The road home is familiar -- two lane rural roads through the countryside of King County. They pass through a small town, Fall City, and then past rural homesteads. The older farmhouses are easy to discern: they're simple, beautiful, and have massive porches rather than massive garages. The road passes by these houses, and their grotesque modern subsequent forms, and up and out of the Snoqualmie Valley.





Soon the rural road is subsumed by a larger exburban highway. The individual rural estates are replaced by subdivisions of houses surrounded by high walls. The road soon becomes massive, four lanes of busy traffic. A bike lane appears suddenly and travels along this not-a-highway-highway for a few blocks before suddenly disappearing before a steep hill drops you off in the outskirts of Issaquah. Now fully in the sphere of Seattle's influence, the road is hugely wide and choked with automobiles. Pull into the left turn lane and be surrounded by two dozen idling automobiles. Smell their poison and listen to the deep rumble of their collective engines. Concrete, exhaust, rubber, steel.

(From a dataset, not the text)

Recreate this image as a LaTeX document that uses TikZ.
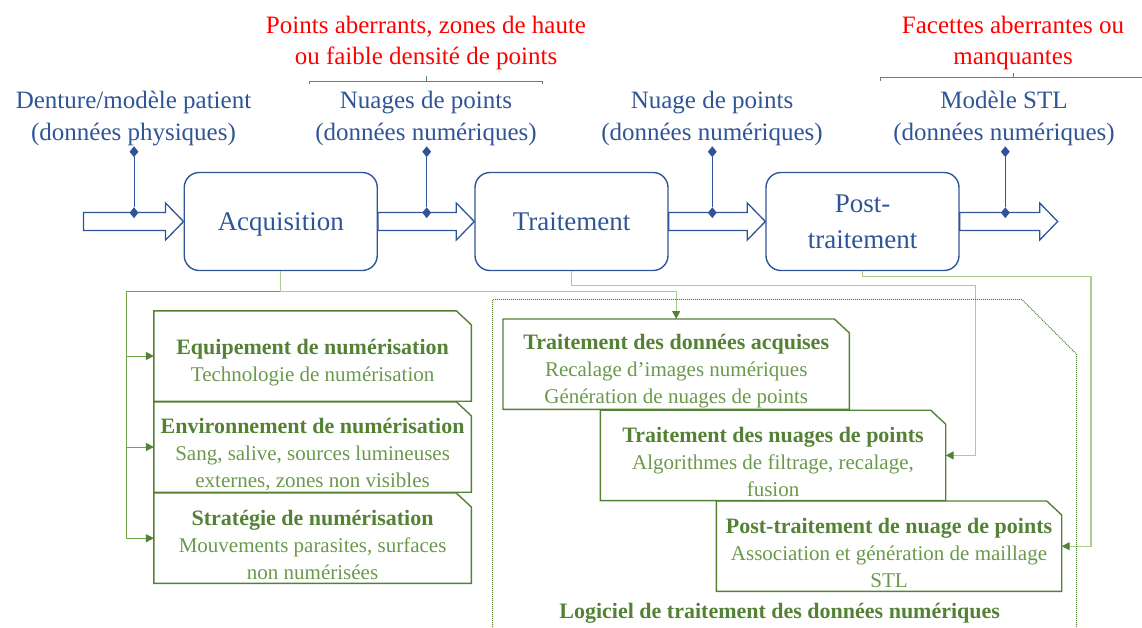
\documentclass[tikz,border=0pt]{standalone}
\usepackage{fontspec}
\setmainfont{Liberation Serif}
\usepackage{tikz}
\usetikzlibrary{arrows.meta,positioning,calc,shapes.geometric}
\definecolor{flowblue}{RGB}{47,85,151}
\definecolor{errred}{RGB}{255,0,0}
\definecolor{boxgreen}{RGB}{84,130,53}
\definecolor{txtgreen}{RGB}{106,153,75}
\definecolor{linkgreen}{RGB}{112,165,75}
\definecolor{linklight}{RGB}{169,205,145}
\definecolor{bracegray}{RGB}{120,120,120}
\newcommand{\boxhead}[1]{\textcolor{boxgreen}{\fontsize{22}{27}\selectfont\bfseries #1}}

\begin{document}
\begin{tikzpicture}[x=1pt, y=-1pt,
  >={Triangle[length=8pt, width=8pt, color=boxgreen]},
  stage/.style={draw=flowblue, line width=1.4pt, rounded corners=15pt,
    minimum width=193pt, minimum height=98pt, text=flowblue,
    align=center, font=\fontsize{27}{36}\selectfont},
  io/.style={text=flowblue, align=center, font=\fontsize{25}{31.5}\selectfont},
  warn/.style={text=errred, align=center, font=\fontsize{25}{31}\selectfont},
  dmd/.style={diamond, fill=flowblue, inner sep=0pt,
    minimum width=9pt, minimum height=11pt},
  tie/.style={draw=flowblue, line width=0.8pt},
  hollow/.style={draw=flowblue, line width=1.3pt, fill=white},
  brace/.style={draw=bracegray, line width=1pt},
  gbox/.style={minimum width=#1, minimum height=90pt, inner sep=0pt},
  gtext/.style={align=center, text=txtgreen, inner sep=0pt,
    font=\fontsize{21}{27}\selectfont},
  gedge/.style={draw=boxgreen, line width=1.4pt},
  feed/.style={->, draw=linkgreen, line width=1pt},
  feedl/.style={->, draw=linklight, line width=1.2pt},
  frame/.style={draw=boxgreen, densely dotted, line width=1pt},
]
\useasboundingbox (0,0) rectangle (1142,627);
% stages
\node[stage, text depth=0pt] (acq) at (280.75,221.5) {Acquisition};
\node[stage] (trt) at (571.5,221.5) {Traitement};
\node[stage] (post) at (862.5,221.5) {Post-\\traitement};
% flow ends
\coordinate (in) at (83.4,221.5);
\coordinate (out) at (1057.7,221.5);
% hollow arrows
\foreach \a/\b in {in/acq.west, acq.east/trt.west, trt.east/post.west,
    post.east/out} {
  \draw[hollow] ([yshift=9pt]\a) -- ([xshift=-18pt,yshift=9pt]\b)
    -- ([xshift=-18pt,yshift=18.5pt]\b) -- (\b)
    -- ([xshift=-18pt,yshift=-18.5pt]\b) -- ([xshift=-18pt,yshift=-9pt]\b)
    -- ([yshift=-9pt]\a) -- cycle;
}
% data pins
\foreach \n/\x in {1/134, 2/426.7, 3/712.3, 4/1005.3} {
  \node[dmd] (pt\n) at (\x,151.7) {};
  \node[dmd] (pb\n) at (\x,212.7) {};
  \draw[tie] (pt\n) -- (pb\n);
}
% data labels
\node[io] (lphys) at (133.5,118.5) {Denture/modèle patient\\(données physiques)};
\node[io] (lnps) at (426,118.5) {Nuages de points\\(données numériques)};
\node[io] (lnp) at (712,118.5) {Nuage de points\\(données numériques)};
\node[io] (lstl) at (1004,118.5) {Modèle STL\\(données numériques)};
% defects
\node[warn] (wpts) at (426,42.5) {Points aberrants, zones de haute\\ou faible densité de points};
\node[warn] (wfac) at (1013,42.5) {Facettes aberrantes ou\\manquantes};
\draw[brace] (309,83.5) -- (309,81) -- (542.7,81) -- (542.7,83.5);
\draw[brace] (426,81) -- (426,76);
\draw[brace] (880.7,80.5) -- (880.7,77.7) -- (1142,77.7);
\draw[brace] (1013,77.7) -- (1013,72.5);
% factor boxes
\foreach \n/\x/\y/\w in {eq/312.6/356/317, env/312.6/447/317,
    str/312.6/538.2/317, tda/676.2/364.2/346, tnp/773/455.4/345,
    ptn/889/546.2/345} {
  \node[gbox=\w pt] (\n) at (\x,\y) {};
  \draw[gedge] (\n.south west) -- (\n.north west)
    -- ([xshift=-15pt]\n.north east) -- ([yshift=-14pt]\n.north east)
    -- (\n.south east) -- cycle;
}
% factor texts
\node[gtext] (eqt) at ([yshift=-7pt]eq.center) {\boxhead{Equipement de numérisation}\\Technologie de numérisation};
\node[gtext] (envt) at ([yshift=-7pt]env.center) {\boxhead{Environnement de numérisation}\\Sang, salive, sources lumineuses\\externes, zones non visibles};
\node[gtext] (strt) at ([yshift=-7pt]str.center) {\boxhead{Stratégie de numérisation}\\Mouvements parasites, surfaces\\non numérisées};
\node[gtext] (tdat) at ([yshift=-7pt]tda.center) {\boxhead{Traitement des données acquises}\\Recalage d’images numériques\\Génération de nuages de points};
\node[gtext] (tnpt) at ([yshift=-7pt]tnp.center) {\boxhead{Traitement des nuages de points}\\Algorithmes de filtrage, recalage,\\fusion};
\node[gtext] (ptnt) at ([yshift=-7pt]ptn.center) {\boxhead{Post-traitement de nuage de points}\\Association et génération de maillage\\STL};
% links
\coordinate (split) at (126,291);
\draw[feed] (acq.south) |- (split) |- (eq.west);
\draw[feed] (split) |- (env.west);
\draw[feed] (split) |- (str.west);
\draw[feedl] (acq.south) -- ++(0,20.3) -| (tda.north);
\draw[feedl] (trt.south) -- ++(0,14) -| ([xshift=29.4pt]tnp.east) -- (tnp.east);
\draw[feedl] (post.south) -- ++(0,5.3) -| ([xshift=29.3pt]ptn.east) -- (ptn.east);
% software
\draw[frame] (492.7,627) -- (492.7,299.3) -- (1021.7,299.3) -- (1076.6,354.3) -- (1076.6,627);
\node[text=boxgreen, font=\fontsize{22}{27}\selectfont\bfseries] (soft) at (779.7,613) {Logiciel de traitement des données numériques};
\end{tikzpicture}
\end{document}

Join the I-90 trail and follow the interstate corridor. In Bellevue ride past dozens of corporate offices. The trail here is a concrete channel tunneling under a freeway overpass alongside an offramp.


Ride to Mercer Island, past the mansions of Seattle's elite, and begin the trip across the I-90 bridge. The wind here is sharp and cold, and all of the rugged commuters have pained, struggling looks on their faces as the ride up the incline onto Mercer Island. Cruise alongside the traffic on the freeway, which you quickly begin to overtake.




Cross Seattle on the bike trail and head downtown, where the traffic is heinous. Split 3rd Avenue all the way to Westlake Center, where you meet several dozen strangers and ride around downtown in circles. A cop walks out in front of everyone, shrieking at the group, totally unable to effect any sort of change. Authority ignored. A big party slowly making its way across Seattle.




The big ride eventually starts to make its way north. Eventually you cross the locks at dusk and start heading home on the Burke-Gilman. The big ride pares down to fifteen, then seven, then four, and then just two. You pick up the pace, bid the fellow rider a good night, and push the last few miles home. Ride with an unexpected pep up the very last hill of the day, gliding past a dozen cheap restaurants and a couple cheap bars, ignoring the hundreds out to enjoy the first night of the weekend. Instead, you go home and take a shower.